Can you describe a typical working day?
When I’m really in the cycle of working, I rise early, drink a lot of coffee, get to work by 9/9:30 and work until 2pm, then break for lunch. I’ve never been one to go out for lunch; I hate the interruption of the work, the process. I work until 6ish — longer in the summer as I need light. I rarely listen to music when I work, but I listen to a lot when I’m not working: Wagner, Strauss, Bach, Callas, Joni Mitchell, Laura Nyro and Phillip Glass. I like to study how composers construct their works, how it unfolds.

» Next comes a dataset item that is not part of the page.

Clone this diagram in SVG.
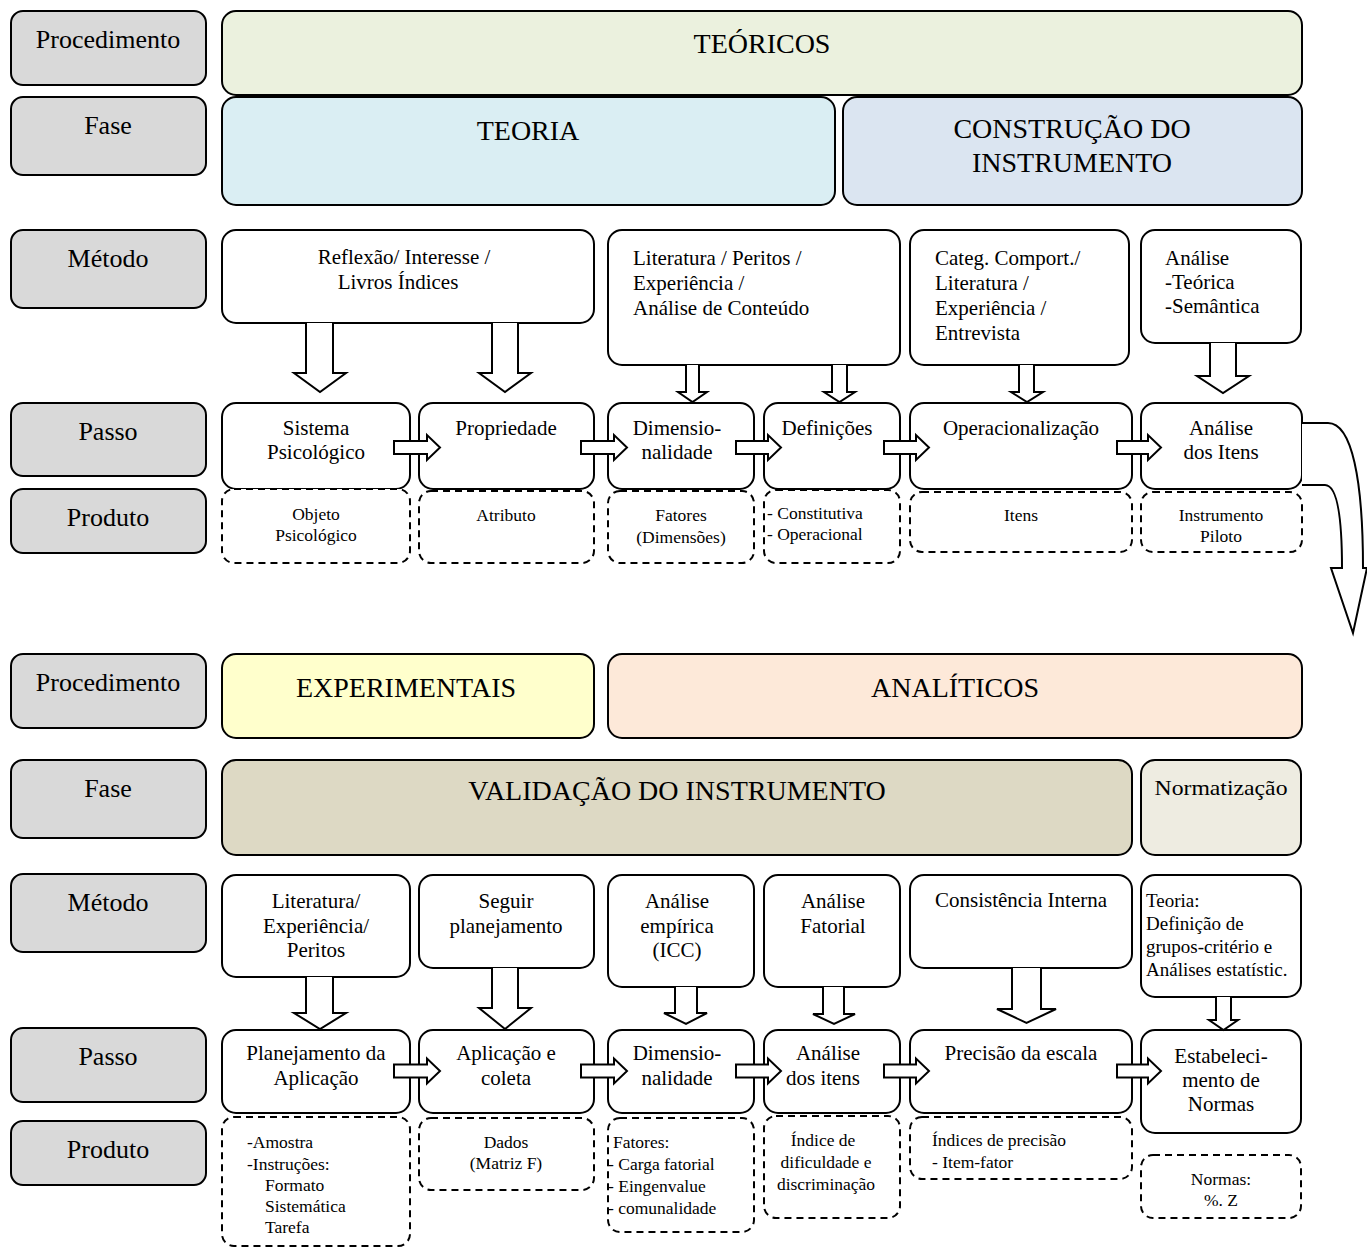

It often inspires me.
Your favourite museum or gallery?
The Metropolitan Museum of Art - one of the greatest encyclopaedic museums in the world and practically in my backyard! But I must mention The Barnes Foundation in Philadelphia, the collection of Dr Albert Barnes. It’s installed exactly as he left it, with eclectic mixes of Impressionist, Post-Impressionist and Modern Art, African sculptures, Pennsylvania Dutch chests, German work tools, Native American jewellery and Geometric Period Greek antiquities. It created an everlasting image for me over 40 years ago, forming many of my passions.
What do the next 12 months hold for you?
I hope to be able to travel and explore new destinations around the world. I really miss that, and I miss my friends abroad. I miss Italy very much, that creative spirit, that joy. I think it will be a great year of experimentation and new learnings, in preparation for a new ceramics show in 2023.